I envy and even relish, bands, or Musicians, as there able to do the one thing I’ve tried so hard to do nearly all my life, that is to just express themselves, but not only that, but to have others hear them, listen to them, and even appreciate them in the process.

Though I’m no musician myself and suspect I never will be, I’ve been known to pick up a Guitar (esp. 6-string Electric, or Bass) and or beat on some Drums from time to time. Sadly enough though, just as my lack of a relationship (in the manner I’ve already spoken of), I currently do not have any instruments.

I also have a strong passion for DRIVING. I could get into a car (driving fast, when I can get away with it) and just drive, with no where in mind. It’s amazing how calming, soothing, and relaxing the open road can be at times. Experiencing it on a Motorcycle has also been a dream of mine, I hope to someday make happen.

Besides all that, if there was anything else I could say here, to you, or anyone, is that if and when you allow youreslef to get to know me, you’ll find out that (though very different than most) I am truly an amazing, kind, caring, accepting, nonjudgemental, openminded, and loving person.

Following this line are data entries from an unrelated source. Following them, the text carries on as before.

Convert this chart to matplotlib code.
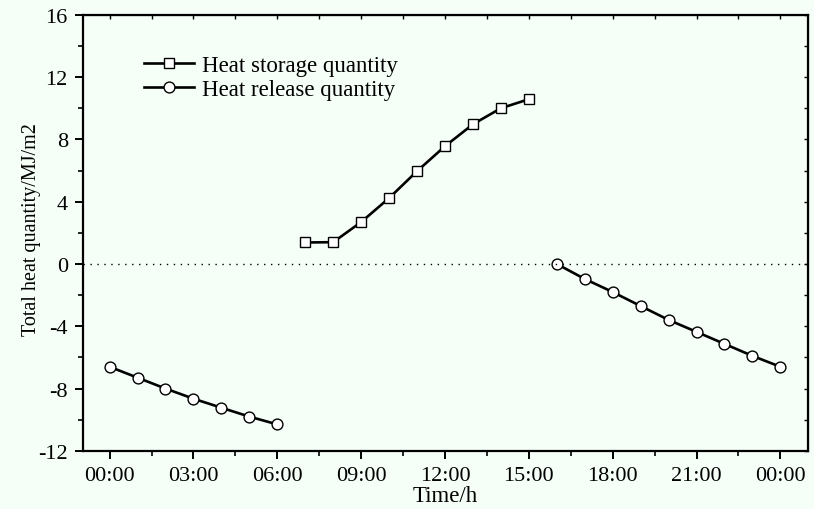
import matplotlib.pyplot as plt
import numpy as np
from matplotlib.ticker import MultipleLocator, FuncFormatter

plt.rcParams['font.family'] = ['Liberation Serif', 'DejaVu Serif']

# hours of day (24 = midnight of next day)
store_h = [7, 8, 9, 10, 11, 12, 13, 14, 15]
store_q = [1.38, 1.4, 2.69, 4.23, 5.96, 7.56, 8.97, 10.0, 10.58]

release_h1 = [0, 1, 2, 3, 4, 5, 6]
release_q1 = [-6.6, -7.3, -8.0, -8.65, -9.23, -9.8, -10.3]
release_h2 = [16, 17, 18, 19, 20, 21, 22, 23, 24]
release_q2 = [0.0, -0.96, -1.8, -2.7, -3.59, -4.36, -5.13, -5.9, -6.6]

bg = '#f5fff8'
fig = plt.figure(figsize=(8.14, 5.10), dpi=100, facecolor=bg)
ax = fig.add_axes([0.102, 0.114, 0.891, 0.855], facecolor=bg)

mk = dict(color='black', lw=1.9, markerfacecolor='white', markeredgecolor='black',
          markeredgewidth=1.0)
ax.plot(store_h, store_q, marker='s', markersize=7.2, label='Heat storage quantity', **mk)
ax.plot(release_h1, release_q1, marker='o', markersize=7.8, label='Heat release quantity', **mk)
ax.plot(release_h2, release_q2, marker='o', markersize=7.8, **mk)
ax.axhline(0, color='black', lw=1, ls=(0, (1, 4)))

ax.set_xlim(-0.95, 25.0)
ax.set_ylim(-12, 16)
ax.xaxis.set_major_locator(MultipleLocator(3))
ax.xaxis.set_minor_locator(MultipleLocator(1.5))
ax.yaxis.set_major_locator(MultipleLocator(4))
ax.yaxis.set_minor_locator(MultipleLocator(2))
ax.xaxis.set_major_formatter(FuncFormatter(lambda v, p: '%02d:00' % (int(round(v)) % 24)))
ax.yaxis.set_major_formatter(FuncFormatter(lambda v, p: '%d' % v))

for s in ax.spines.values():
    s.set_linewidth(1.6)
ax.tick_params(axis='both', which='major', direction='out', length=6, width=1.4,
               labelsize=16, pad=5)
ax.tick_params(axis='both', which='minor', direction='out', length=3.5, width=1.2)
ax.tick_params(top=False, right=False, which='both')

# small inward ticks on top/right
axt = ax.secondary_xaxis('top')
axt.xaxis.set_major_locator(MultipleLocator(1.5))
axt.tick_params(direction='in', length=3, width=1.0, labeltop=False)
axr = ax.secondary_yaxis('right')
axr.yaxis.set_major_locator(MultipleLocator(2))
axr.tick_params(direction='in', length=3, width=1.0, labelright=False)

ax.set_xlabel('Time/h', fontsize=16.5, labelpad=0)
ax.set_ylabel('Total heat quantity/MJ/m2', fontsize=14.5, labelpad=0)
ax.yaxis.set_label_coords(-0.058, 0.51)

ax.legend(loc='upper left', bbox_to_anchor=(0.055, 0.955), frameon=False, fontsize=16.5,
          handlelength=2.2, handletextpad=0.35, labelspacing=0.12)

fig.savefig('out.png', dpi=100, facecolor=bg)
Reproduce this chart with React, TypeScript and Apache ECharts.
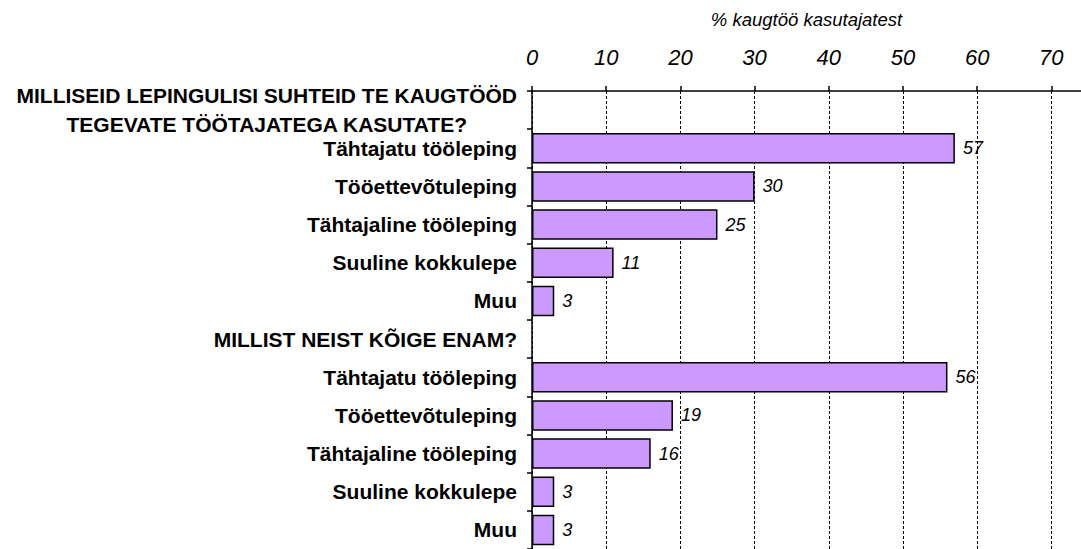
import React, { useEffect, useRef } from "react";
import * as echarts from "echarts";

const categories: string[] = [
  "MILLISEID LEPINGULISI SUHTEID TE KAUGTÖÖD\nTEGEVATE TÖÖTAJATEGA KASUTATE?",
  "Tähtajatu tööleping",
  "Tööettevõtuleping",
  "Tähtajaline tööleping",
  "Suuline kokkulepe",
  "Muu",
  "MILLIST NEIST KÕIGE ENAM?",
  "Tähtajatu tööleping",
  "Tööettevõtuleping",
  "Tähtajaline tööleping",
  "Suuline kokkulepe",
  "Muu",
];

const headerRows: number[] = [0, 6];

const values: (number | string)[] = ["-", 57, 30, 25, 11, 3, "-", 56, 19, 16, 3, 3];

const axisTitle = "% kaugtöö kasutajatest";
const xMin = 0;
const xMax = 74;
const xInterval = 10;

export default function App() {
  const ref = useRef<HTMLDivElement>(null);
  useEffect(() => {
    if (!ref.current) return;
    const chart = echarts.init(ref.current, null, { renderer: "svg" });
    const font = "'Liberation Sans', Arial, sans-serif";
    chart.setOption({
      animation: false,
      grid: { left: 532, right: 0, top: 91, bottom: 0, containLabel: false },
      xAxis: {
        type: "value",
        position: "top",
        min: xMin,
        max: xMax,
        interval: xInterval,
        name: axisTitle,
        nameLocation: "middle",
        nameGap: 62,
        nameTextStyle: {
          fontFamily: font,
          fontStyle: "italic",
          fontSize: 18.5,
          color: "#000",
        },
        axisLine: { show: true, lineStyle: { color: "#000", width: 1.5 } },
        axisTick: { show: true, inside: false, length: 5, lineStyle: { color: "#000", width: 1.5 } },
        axisLabel: {
          margin: 23,
          showMaxLabel: false,
          fontFamily: font,
          fontStyle: "italic",
          fontSize: 22,
          color: "#000",
        },
        splitLine: {
          show: true,
          showMaxLine: false,
          lineStyle: { color: "#000", width: 1, type: [3, 2] },
        },
      },
      yAxis: {
        type: "category",
        inverse: true,
        data: categories,
        axisLine: { show: true, lineStyle: { color: "#000", width: 1.5 } },
        axisTick: { show: true, length: 5, lineStyle: { color: "#000", width: 1.5 } },
        axisLabel: {
          margin: 15,
          fontFamily: font,
          fontWeight: "bold",
          fontSize: 21,
          color: "#000",
          formatter: (v: string, i: number) =>
            headerRows.indexOf(i) >= 0
              ? v
                  .split("\n")
                  .map((s) => `{h|${s}}`)
                  .join("\n")
              : v,
          rich: {
            h: {
              fontFamily: font,
              fontWeight: "bold",
              fontSize: 21,
              color: "#000",
              align: "center",
              lineHeight: 29,
            },
          },
        },
        splitLine: { show: false },
      },
      series: [
        {
          type: "bar",
          data: values,
          barCategoryGap: "20%",
          itemStyle: { color: "#CC99FF", borderColor: "#000", borderWidth: 1.5 },
          label: {
            show: true,
            position: "right",
            distance: 8,
            fontFamily: font,
            fontStyle: "italic",
            fontSize: 18,
            color: "#000",
          },
        },
      ],
    });
    return () => chart.dispose();
  }, []);
  return (
    <div
      ref={ref}
      style={{ position: "absolute", left: 0, top: 0, width: 1081, height: 549, background: "#fff" }}
    />
  );
}
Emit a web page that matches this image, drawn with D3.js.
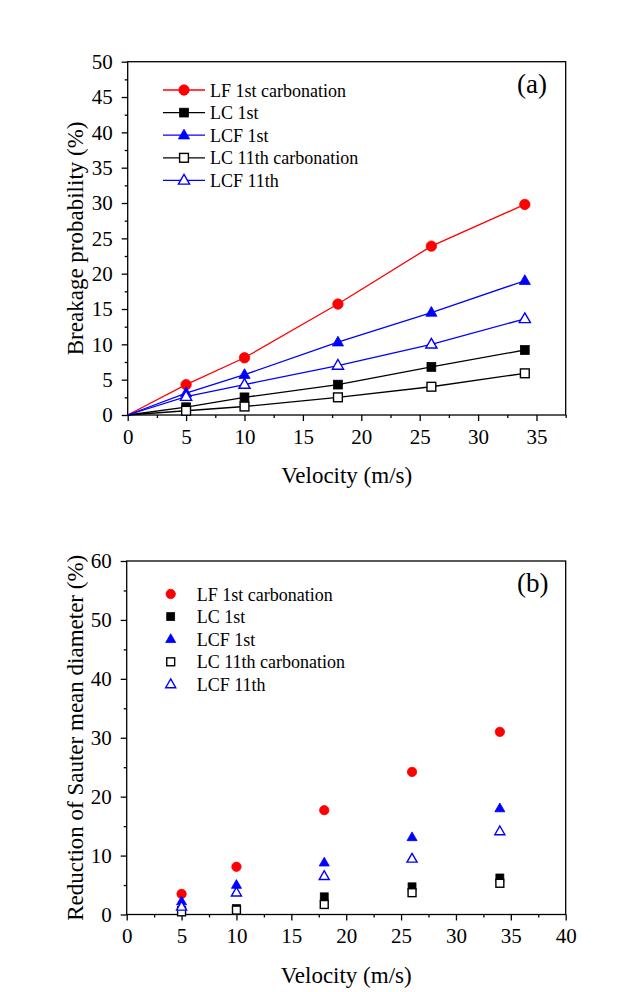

My goal is, always has been, and always will be, to just treat others the way I’d hope to be treated in return.

Well, thank you for stopping by and taking the time to read this and getting to know me, if even just a little. I’d be happy to, and will, share more to all, and any, willing, or wanting to know more.

Have a great day, God Bless you all.

Richard

Where did you grow up?
Detroit

Where do you live now?
Cincinnati

What is the highest level of education you have attained?
Some College

What subjects did/do you enjoy the most at school?
Computers

What's your favorite sport or sports?
Baseball

What kinds of jobs have you held? Industries too!
Fast food, Warehouse, and various Entreprenure related.

What hobbies are you into?
Computers, Music, MOVIES, Driving

What causes are you concerned about today?
Homelessness, others

If you claim a political party affliation, which is it?
NA

Which religion (if any) do you follow?
Not religious per say, but very Spiritual.